##### Exercise input

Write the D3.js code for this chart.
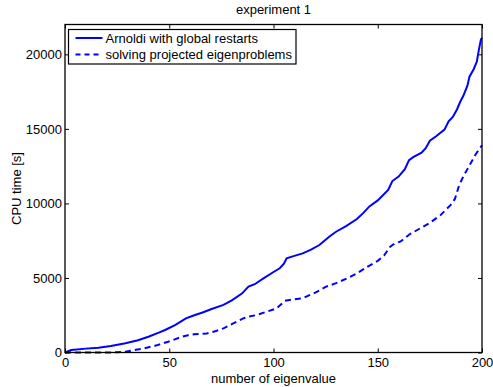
<!DOCTYPE html>
<html>
<head>
<meta charset="utf-8">
<script src="https://cdn.jsdelivr.net/npm/d3@7"></script>
<style>
  body { margin: 0; background: #fff; }
  text { font-family: "Liberation Sans", Arial, sans-serif; fill: #000; }
</style>
</head>
<body>
<svg id="chart" width="493" height="387"></svg>
<script>
// eigenvalue index and CPU times
const solidX = [0, 3, 10, 16, 22, 29, 35, 40, 45, 48, 53, 58, 62, 66, 70, 76, 80, 85, 86.5, 88, 91, 95, 100,
  103, 105, 106.3, 110, 114, 118, 122, 124, 127, 130, 135, 140, 143, 146, 150, 155, 157, 160, 163, 165, 167,
  171, 173, 175, 178, 182, 184, 186, 188, 189.5, 191, 193, 194, 196, 197.5, 198.5, 199.5, 200];
const solidY = [0, 170, 260, 320, 440, 615, 820, 1060, 1330, 1510, 1850, 2290, 2500, 2680, 2900, 3190, 3500,
  3970, 4200, 4420, 4580, 4950, 5400, 5650, 5950, 6320, 6480, 6650, 6900, 7210, 7450, 7800, 8100, 8500,
  8950, 9350, 9800, 10200, 10900, 11500, 11800, 12300, 12900, 13100, 13400, 13700, 14200, 14500, 14950,
  15500, 15800, 16300, 16800, 17200, 17900, 18500, 19000, 19500, 20300, 21000, 21100];

const dashX = [0, 10, 20, 25, 29, 34, 38, 44, 49.5, 53, 56, 59, 62, 68, 72, 76, 80, 85.5, 88, 92, 96, 101.5,
  103, 105.5, 110, 114, 121, 125, 130, 135, 140, 145, 150, 153, 156, 158, 161, 165, 170, 175, 180, 185,
  187, 189, 191, 193, 195, 197, 199, 200];
const dashY = [0, 0, 0, 20, 55, 180, 280, 480, 725, 900, 1060, 1150, 1220, 1280, 1420, 1620, 1900, 2290,
  2400, 2515, 2700, 2964, 3150, 3475, 3570, 3635, 4080, 4400, 4650, 4950, 5300, 5750, 6150, 6500, 7100,
  7300, 7450, 7900, 8300, 8700, 9200, 9900, 10300, 11200, 11800, 12300, 12800, 13300, 13700, 13900];

const seriesNames = ['Arnoldi with global restarts', 'solving projected eigenproblems'];
const xTicks = [0, 50, 100, 150, 200];
const yTicks = [0, 5000, 10000, 15000, 20000];

const margin = { left: 65, right: 11, top: 24.5, bottom: 34.5 };
const W = 493, H = 387;
const fs = 13;
const svg = d3.select('#chart');
const x = d3.scaleLinear().domain([0, 200]).range([margin.left, W - margin.right]);
const y = d3.scaleLinear().domain([0, 22000]).range([H - margin.bottom, margin.top]);
const blue = '#0000ff';

// axes box with inward ticks on all sides
const tick = 4;
svg.append('g').attr('transform', `translate(0,${y(0)})`)
  .call(d3.axisBottom(x).tickValues(xTicks).tickFormat(d3.format('d'))
    .tickSizeInner(-tick).tickSizeOuter(0).tickPadding(5))
  .call(g => g.select('.domain').remove())
  .selectAll('text').attr('font-size', fs);
svg.append('g').attr('transform', `translate(0,${y(22000)})`)
  .call(d3.axisTop(x).tickValues(xTicks).tickSizeInner(-tick).tickSizeOuter(0).tickFormat(''))
  .call(g => g.select('.domain').remove());
svg.append('g').attr('transform', `translate(${x(0)},0)`)
  .call(d3.axisLeft(y).tickValues(yTicks).tickFormat(d3.format('d'))
    .tickSizeInner(-tick).tickSizeOuter(0).tickPadding(3))
  .call(g => g.select('.domain').remove())
  .selectAll('text').attr('font-size', fs);
svg.append('g').attr('transform', `translate(${x(200)},0)`)
  .call(d3.axisRight(y).tickValues(yTicks).tickSizeInner(-tick).tickSizeOuter(0).tickFormat(''))
  .call(g => g.select('.domain').remove());
svg.selectAll('.tick line').attr('stroke', '#000');
svg.selectAll('.tick text').attr('fill', '#000');

const line = d3.line().x(d => x(d[0])).y(d => y(d[1]));
svg.append('path')
  .datum(solidX.map((v, i) => [v, solidY[i]]))
  .attr('d', line).attr('fill', 'none').attr('stroke', blue).attr('stroke-width', 2);
svg.append('path')
  .datum(dashX.map((v, i) => [v, dashY[i]]))
  .attr('d', line).attr('fill', 'none').attr('stroke', blue).attr('stroke-width', 2)
  .attr('stroke-dasharray', '6,4');

svg.append('rect')
  .attr('x', x(0)).attr('y', y(22000))
  .attr('width', x(200) - x(0)).attr('height', y(0) - y(22000))
  .attr('fill', 'none').attr('stroke', '#000').attr('stroke-width', 1.3);

// legend
const lg = svg.append('g').attr('transform', 'translate(68.5,29.5)');
lg.append('rect').attr('width', 227.5).attr('height', 34.5)
  .attr('fill', '#fff').attr('stroke', '#000').attr('stroke-width', 1.2);
seriesNames.forEach((name, i) => {
  const cy = 8.5 + i * 16.5;
  lg.append('line').attr('x1', 7).attr('x2', 34).attr('y1', cy).attr('y2', cy)
    .attr('stroke', blue).attr('stroke-width', 2)
    .attr('stroke-dasharray', i === 1 ? '5,4' : null);
  lg.append('text').attr('x', 37).attr('y', cy + 4.6).attr('font-size', fs).text(name);
});

svg.append('text').attr('x', (x(0) + x(200)) / 2).attr('y', 14)
  .attr('text-anchor', 'middle').attr('font-size', fs).text('experiment 1');
svg.append('text').attr('x', (x(0) + x(200)) / 2).attr('y', 383)
  .attr('text-anchor', 'middle').attr('font-size', fs).text('number of eigenvalue');
svg.append('text').attr('transform', `translate(20.5,${(y(0) + y(22000)) / 2}) rotate(-90)`)
  .attr('text-anchor', 'middle').attr('font-size', fs).text('CPU time [s]');
</script>
</body>
</html>
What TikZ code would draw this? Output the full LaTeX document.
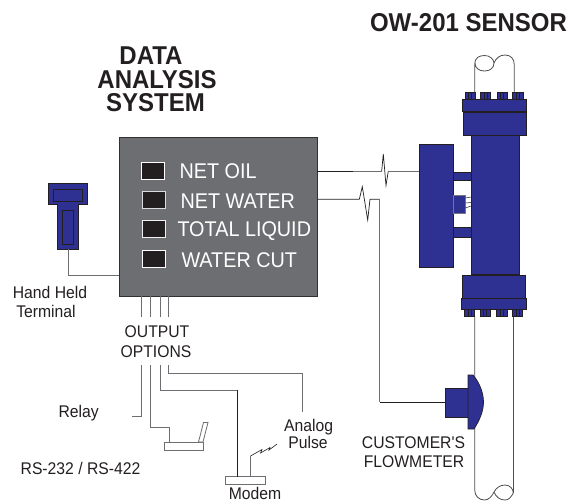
\documentclass[tikz,border=0pt]{standalone}
\usepackage{fontspec}
\setmainfont{Liberation Sans}
\newfontfamily\narrowf[FakeStretch=0.93]{Liberation Sans}
\definecolor{sblue}{HTML}{2E3192}
\definecolor{sgray}{HTML}{6D6E71}
\definecolor{sdark}{HTML}{231F20}
\definecolor{sedge}{HTML}{77777F}
\newcommand{\bx}[6]{\node[#6,minimum width={(#4)-(#2)},minimum height={(#5)-(#3)}] (#1) at ({((#2)+(#4))/2},{((#3)+(#5))/2}) {};}
\newcommand{\bolt}[5]{\bx{#1}{#2}{#3}{#4}{#5}{bluebox}
 \draw[boltline] ({(#2)+((#4)-(#2))/3},#3) -- ({(#2)+((#4)-(#2))/3},#5) ({(#2)+2*((#4)-(#2))/3},#3) -- ({(#2)+2*((#4)-(#2))/3},#5);}
\tikzset{
 box/.style={rectangle,inner sep=0pt,outer sep=0pt,line width=0.7pt},
 bluebox/.style={box,draw=sdark,fill=sblue},
 grayedge/.style={box,draw=sedge,fill=sblue},
 whitebox/.style={box,draw=sgray,fill=white,line width=0.8pt},
 lamp/.style={box,draw=white,fill=sdark,line width=0.7pt},
 boltline/.style={sdark,line width=0.6pt},
 wire/.style={sdark,line width=0.7pt},
 gwire/.style={sgray,line width=0.9pt},
 pipe/.style={sdark!80!white,line width=0.8pt},
 lbl/.style={inner sep=0pt,outer sep=0pt,text=sdark,font=\narrowf\fontsize{16.9}{18}\selectfont},
 title/.style={inner sep=0pt,outer sep=0pt,text=sdark,font=\narrowf\fontsize{25.8}{26}\selectfont\bfseries},
 read/.style={inner sep=0pt,outer sep=0pt,anchor=west,text=white,font=\narrowf\fontsize{21.3}{22}\selectfont}
}
\begin{document}
\begin{tikzpicture}[x=1pt,y=-1pt]
\useasboundingbox (0,0) rectangle (572,501);
% titles
\node[title] (tsensor) at (468.5,23) {OW-201 SENSOR};
\node[title] (tdata) at (151,56) {DATA};
\node[title] (tana) at (157,79.5) {ANALYSIS};
\node[title] (tsys) at (155.5,103) {SYSTEM};
% analysis box
\bx{unit}{119}{137}{317}{296}{box,draw=sdark!80!sgray,fill=sgray}
\bx{l1}{141.5}{162.5}{164.5}{179.5}{lamp}
\bx{l2}{142}{191}{165}{208}{lamp,draw=white!75!sgray}
\bx{l3}{142}{220.5}{165.5}{237}{lamp,draw=white!90!sgray}
\bx{l4}{142.5}{250}{165.5}{267}{lamp}
\node[read] (r1) at (179.5,171) {NET OIL};
\node[read] (r2) at (180.5,201) {NET WATER};
\node[read] (r3) at (177.5,231) {TOTAL LIQUID};
\node[read] (r4) at (181.5,260.5) {WATER CUT};
% terminal
\bx{thead}{48}{183.5}{87.5}{204}{bluebox}
\bx{tstem}{57.5}{204}{78.5}{249}{bluebox}
\fill[sblue] (58,202) rectangle (78,206);
\bx{tin1}{53.5}{189.5}{82.5}{201}{bluebox}
\bx{tin2}{62.5}{210}{73.5}{244}{bluebox}
\draw[gwire] (tstem.south) |- (unit.west |- 0,275);
\node[lbl] (hh1) at (50,292) {Hand Held};
\node[lbl] (hh2) at (46,311) {Terminal};
% output options
\node[lbl] (oo1) at (157,332) {OUTPUT};
\node[lbl] (oo2) at (156,352) {OPTIONS};
\foreach \n/\xx in {a/141.2,b/150,c/160,d/168}{
  \coordinate (o\n) at (\xx,317);
  \draw[gwire] (unit.south -| o\n) -- (o\n);
  \coordinate (p\n) at (\xx,365);
}
\coordinate (relayend) at (132,416);
\draw[gwire] (pa) |- (relayend);
\node[lbl] (relay) at (78.7,413.5) {Relay};
\bx{phone}{164.5}{442}{203}{450}{whitebox}
\draw[whitebox] (198.5,442) -- (203.5,422.5) -- (208,422.5) -- (203,442) -- cycle;
\coordinate (pb2) at (169.5,427);
\draw[gwire] (pb) |- (pb2) -- (pb2 |- phone.north);
\node[lbl] (rs) at (80.5,468) {RS-232 / RS-422};
\bx{modem}{225}{476.5}{265}{484}{whitebox}
\coordinate (pc2) at (237.5,390);
\draw[gwire] (pc) |- (pc2);
\draw[wire] (pc2) -- (pc2 |- modem.north);
\coordinate (pd2) at (302,373);
\coordinate (pd3) at (302,412);
\draw[gwire] (pd) |- (pd2) -- (pd3);
\coordinate (ant) at (250.5,456);
\draw[gwire] (ant |- modem.north) -- (ant);
\draw[sdark,line width=0.6pt] (ant) -- (262,449.5) -- (260.5,453) -- (270,447.5) -- (269,450) -- (277,444);
\node[lbl] (an) at (308.6,427.5) {Analog};
\node[lbl] (pu) at (308,442) {Pulse};
\node[lbl] (mo) at (255,493) {Modem};
\node[lbl] (cu) at (413.5,442.5) {CUSTOMER'S};
\node[lbl] (fl) at (414,461.5) {FLOWMETER};
% pipe
\draw[pipe] (474.7,92) -- (474.7,64)
  .. controls (474.7,58) and (479,55.5) .. (484.5,55.5)
  .. controls (490,55.5) and (493.5,59) .. (494,63)
  .. controls (494,68) and (490,71) .. (484.5,71)
  .. controls (479,71) and (475,68) .. (475,63);
\draw[pipe] (494,63) .. controls (496,58) and (500,55) .. (505,55)
  .. controls (511,55) and (514.3,59) .. (514.3,65) -- (514.3,92);
\draw[pipe] (474.7,316) -- (474.7,490)
  .. controls (474.7,496) and (479,500) .. (484.5,500)
  .. controls (489,500) and (492,496) .. (494,492)
  .. controls (496,488) and (500,485) .. (505,485)
  .. controls (510,485) and (513.3,489) .. (513.3,493)
  .. controls (511,497) and (509,500) .. (505,500)
  .. controls (500,500) and (496,497) .. (494,492);
\draw[pipe] (513.3,316) -- (513.3,493);
% sensor body
\bx{body}{471}{135}{519}{274}{bluebox}
\bx{collarT}{463}{112}{526}{135}{bluebox}
\bx{flangeT}{462.5}{99}{526}{111.5}{bluebox}
\bolt{bt1}{465}{92.5}{475}{99}
\bolt{bt2}{480.5}{92.5}{490.5}{99}
\bolt{bt3}{497}{92.5}{507}{99}
\bolt{bt4}{512.5}{92}{523}{99}
\bx{collarB}{462.5}{275}{525.5}{298}{bluebox}
\bx{flangeB}{461.5}{298}{526}{309}{bluebox}
\bolt{bb1}{464.5}{309}{474.5}{316}
\bolt{bb2}{480}{309}{490}{316.5}
\bolt{bb3}{496.5}{309}{507}{316}
\bolt{bb4}{512.5}{309}{522.5}{316.5}
% transmitter box and links
\bx{tx}{419}{144}{453.7}{267}{bluebox}
\bx{lk1}{453.7}{172}{471}{180}{bluebox}
\bx{lk2}{453.7}{195.5}{465.5}{213.5}{grayedge}
\bx{lk3}{453.7}{227}{471}{237}{bluebox}
\draw[sdark,line width=0.5pt] (lk2.east |- 0,198) -- (body.west |- 0,197)
  (lk2.east |- 0,203) -- (body.west |- 0,202.5)
  (lk2.east |- 0,208) -- (body.west |- 0,206);
% signal lines
\coordinate (s1a) at (353,171);
\draw[wire] (unit.east |- s1a) -- (s1a);
\draw[gwire] (s1a) -- (381.7,171);
\draw[wire] (381.7,171) -- (383.3,154) -- (386,185.5) -- (388.3,171);
\draw[gwire] (388.3,171) -- (tx.west |- s1a);
\coordinate (s2a) at (359.3,199.3);
\coordinate (s2b) at (370,199.3);
\coordinate (s2c) at (379.5,199.3);
\bx{meterS}{445}{388}{468.5}{417}{bluebox}
\draw[wire] (unit.east |- s2a) -- (s2a) -- (362.3,186.7) -- (367.7,220) -- (s2b) -- (s2c);
\draw[gwire] (s2c) -- (s2c |- 0,402);
\draw[wire] (s2c |- 0,402) -- (meterS.west |- 0,402);
\draw[sdark,line width=0.7pt,fill=sblue] (468,375) -- (468,429) -- (474,429)
  .. controls (479,421) and (483.5,412) .. (483.5,402)
  .. controls (483.5,392) and (479,382) .. (473,375) -- cycle;
\end{tikzpicture}
\end{document}
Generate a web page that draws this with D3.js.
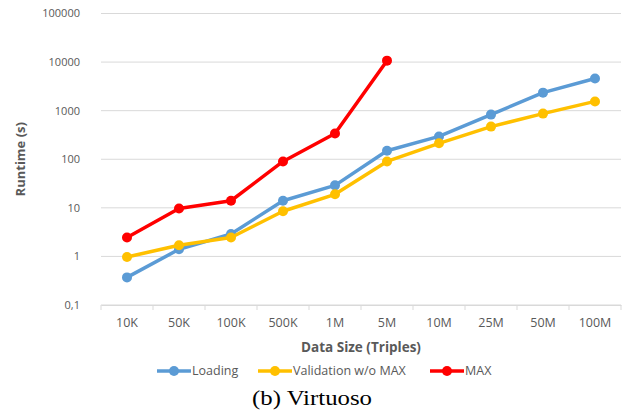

##########

Stated goal
Work out how many lines of the data above hold the word "with", and write only the count.

Output for this task
3